Colombia’s flag carrier Avianca has submitted a reorganisation plan to a US bankruptcy court.
The Bogota-based airline’s plan, submitted to the bankruptcy court for the Southern District of New York on 10 August, outlines its obligations to creditors and the settlement of claims. It says a new strategy will help it simplify operations and position Avianca to thrive in the Latin American market.
“Avianca expects to build on its core strengths, including its strong operational performance, increased capacity, brand recognition, its market leadership position in the vibrant Latin American airline market, optionality with more point-to-point routes, its membership in Star Alliance and the strength of its LifeMiles programme, while becoming a more cost-efficient airline, in order to emerge from these Chapter 11 cases as an elite competitor for years to come,” the airline says in the filing.
Avianca and its Latin American peers Aeromexico and LATAM Airlines declared bankruptcy last year after the coronavirus decimated global air travel demand. Airlines shrunk networks, retired and stored aircraft, and laid off staff in an effort to preserve cash.

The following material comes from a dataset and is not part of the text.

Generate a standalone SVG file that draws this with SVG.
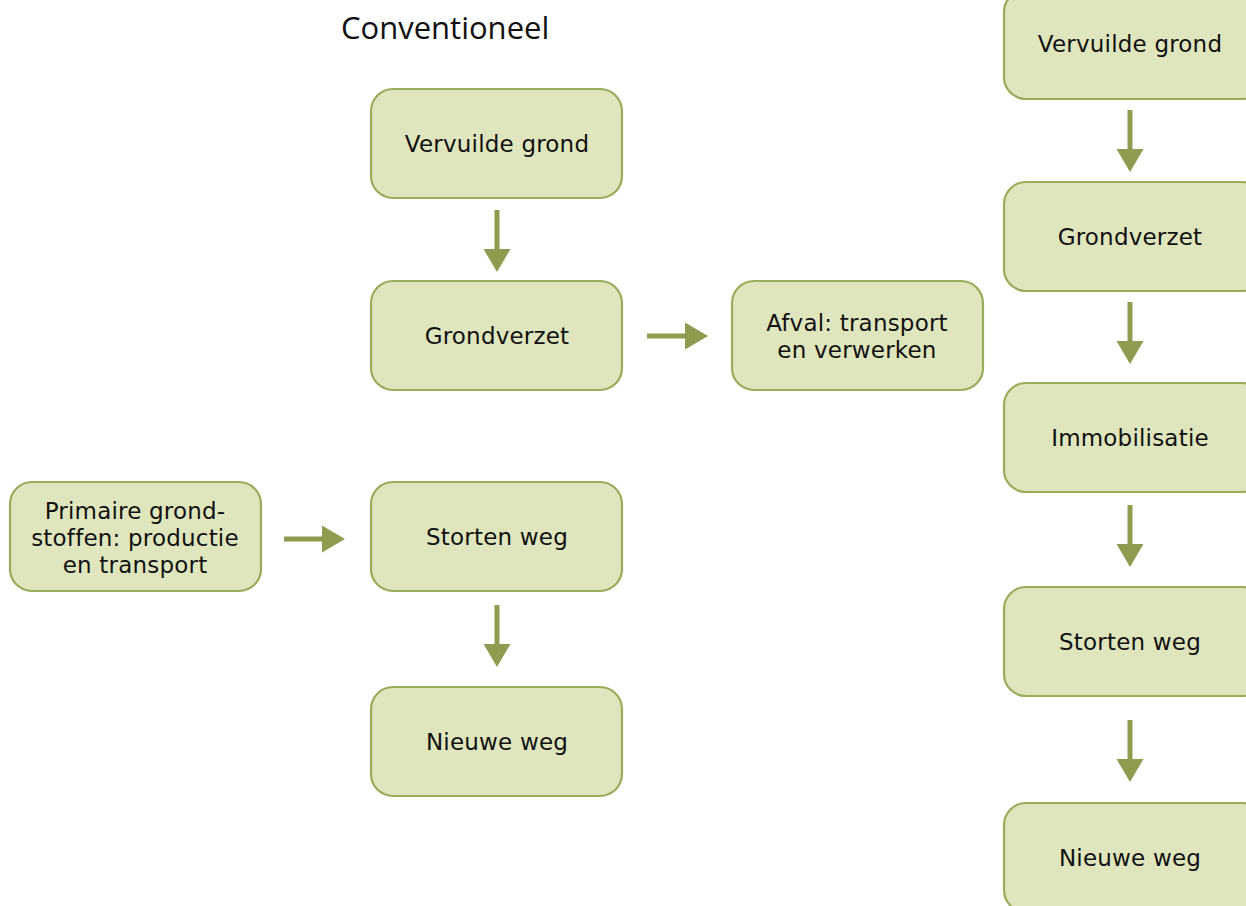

In documents submitted to the court this week, Avianca outlines a new fleet plan and says it expects to emerge from the proceedings with 109 aircraft, down from the 158 it operated prior to 2020. It has also been working with airframers and lessors to restructure future aircraft deliveries.
The airline has 66 aircraft in service and 29 in storage, according to Cirium fleets data.
“Since the onset of Covid-19, Avianca has taken further steps to streamline its fleet profile and reduce the number of future deliveries. As to future deliveries … Avianca currently is undertaking negotiations with Airbus and Boeing to assume and amend or reject these purchase agreements. Avianca also may reject aircraft leases of all 10 new A320neo aircraft that would have been leased from BOC Aviation starting in 2023.”
Between now and 2029, the airline says it will take two new 787s and 88 A320neos. It has entered “into approximately 58 new leases, with deliveries between 2021 and 2023”. Those are in addition to 15 leases that have a “simplified lease structure and better economic terms”.
In addition, the airline is adding more seats to A320s, increasing their capacity 24% to better compete with low-cost carriers sprouting up throughout the region.
”These low-cost carriers’ penetration of Avianca’s home markets has driven significant and lasting downward pressure on fares, which, when taken together with evolving passenger preferences, has compelled Avianca to further adapt its business model,” the airline says in the filing. “The company believes that the implementation of this strategy, in conjunction with the execution of over 300 cost-saving initiatives, will enable Avianca to achieve a best-in-class cost structure.”
The next step in the process is a hearing at the court scheduled for 14 September.
The company has said it hopes to exit the Chapter 11 proceedings at by the end of the year.